Please tell me I’m not the only wife out there whose husband thrusts his crotch in her face AT. ANY. GIVEN. OPPORTUNITY.
I call this face rape.
I can be minding my own business and all of a sudden I have a penis attempting to rape my face.
It happens so often, I almost – ALMOST – don’t notice it anymore. I just tolerate it.
Dave seems to think thrusting his genitals will make me roll over like a happy puppy and decide to give him a blow job. You would think after nearly 10 years he would realise this tactic gets him nowhere.
But still he continues attempting to rape my face*
I will be picking something up off the floor. PENIS TO THE FACE!
I will be putting my shoes on. PENIS TO THE FACE!

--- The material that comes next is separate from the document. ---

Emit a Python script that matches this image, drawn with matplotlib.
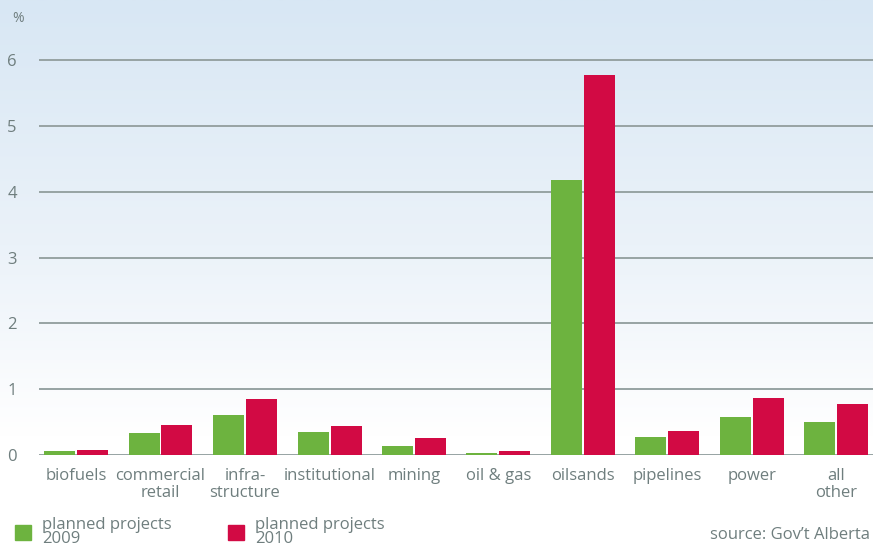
import numpy as np
import matplotlib
matplotlib.use("Agg")
import matplotlib.pyplot as plt
from matplotlib.patches import Rectangle
from matplotlib.colors import LinearSegmentedColormap

categories = ["biofuels", "commercial\nretail", "infra-\nstructure", "institutional",
              "mining", "oil & gas", "oilsands", "pipelines", "power", "all\nother"]
values_2009 = [0.06, 0.34, 0.61, 0.35, 0.14, 0.03, 4.18, 0.27, 0.58, 0.50]
values_2010 = [0.08, 0.46, 0.85, 0.44, 0.26, 0.06, 5.77, 0.36, 0.87, 0.78]
yticks = [0, 1, 2, 3, 4, 5, 6]
series_labels = ["planned projects\n2009", "planned projects\n2010"]

GREEN = "#6db33f"
RED = "#d20a44"
TXT = "#6f7e7e"
GRID = "#97a3a3"
FONT = ["Open Sans", "DejaVu Sans"]
plt.rcParams["font.family"] = FONT

W, H = 873, 546
fig = plt.figure(figsize=(W / 100, H / 100), dpi=100)

# gradient background
bg = fig.add_axes([0, 0, 1, 1], zorder=0)
grad = np.linspace(0, 1, 256).reshape(-1, 1)
cmap = LinearSegmentedColormap.from_list("bg", [(0, "#d8e7f4"), (0.45, "#ebf2f9"), (0.8, "#ffffff"), (1, "#ffffff")])
bg.imshow(grad, aspect="auto", cmap=cmap, extent=[0, 1, 0, 1], origin="upper")
bg.set_axis_off()

ax_left = 39 / W
ax_bottom = (H - 455) / H
ax = fig.add_axes([ax_left, ax_bottom, 1 - ax_left, 455 / H], zorder=1)
ax.patch.set_alpha(0)
ppu = 455 - 60  # pixels for 6 units
ax.set_ylim(0, 455 / (ppu / 6))
cat_px = 84.5
first_center = 76
ax.set_xlim(-(first_center - 39) / cat_px, (W - first_center) / cat_px)

x = np.arange(len(categories))
bw = 31 / cat_px
off = 16.5 / cat_px
ax.bar(x - off, values_2009, width=bw, color=GREEN, zorder=3)
ax.bar(x + off, values_2010, width=bw, color=RED, zorder=3)

for t in yticks:
    ax.axhline(t, color=GRID, lw=1.4, zorder=2)

for s in ax.spines.values():
    s.set_visible(False)
ax.set_yticks(yticks)
ax.set_yticklabels([str(t) for t in yticks])
ax.tick_params(axis="y", length=0, pad=16, labelsize=12, labelcolor=TXT)
ax.set_xticks(x)
ax.set_xticklabels(categories, linespacing=1.15)
ax.tick_params(axis="x", length=0, pad=9, labelsize=12, labelcolor=TXT)

fig.text(12 / W, 1 - 18 / H, "%", fontsize=10, color=TXT, va="center", ha="left")

# legend
for xs, col, lab in [(15, GREEN, series_labels[0]), (228, RED, series_labels[1])]:
    fig.patches.append(Rectangle((xs / W, (H - 540) / H), 16 / W, 15 / H,
                                 transform=fig.transFigure, color=col))
    fig.text((xs + 27) / W, (H - 532) / H, lab, fontsize=12, color=TXT,
             va="center", ha="left", linespacing=0.85)

fig.text(870 / W, (H - 535) / H, "source: Gov\u2019t Alberta", fontsize=12,
         color=TXT, va="center", ha="right")

fig.savefig("out.png", dpi=100)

I will be reading a magazine on the sofa. PENIS TO THE FACE!
I will be sitting on the toilet. PENIS TO THE FACE!
I will be loading the washing machine. PENIS TO THE FACE!
I will be unloading the dishwasher. PENIS TO THE FACE!
Most of the time I am ‘lucky’ that he’s still got trousers on when he does this. But other times I will have an actual naked penis waggled in my face.
I know, I’m a lucky lady. You don’t need to point this out to me.
Well today, I had enough. I was innocently loading the dishwasher as Dave was doing the washing up beside me. Suddenly he decided to straddle my shoulders and thrust his PENIS IN MY FACE! I decided I would stand up whilst he was still straddling me. That took him by surprise somewhat. My head nutted his bollocks (excuse the pun) and he was lifted into the air on top of my shoulders. This 6ft 2in 12 stone man was precariously balancing 5ft 7in into the air, gripping onto the edge of the kitchen sink with his rubber gloved hands screaming “SHIT! SHIT! SHIT!”
After a minute I set him back down.
I may be small Dave, but I am mighty. Remember that next time you decide to put your PENIS IN MY FACE!
*Please don’t think I am belittling rape. I’m not.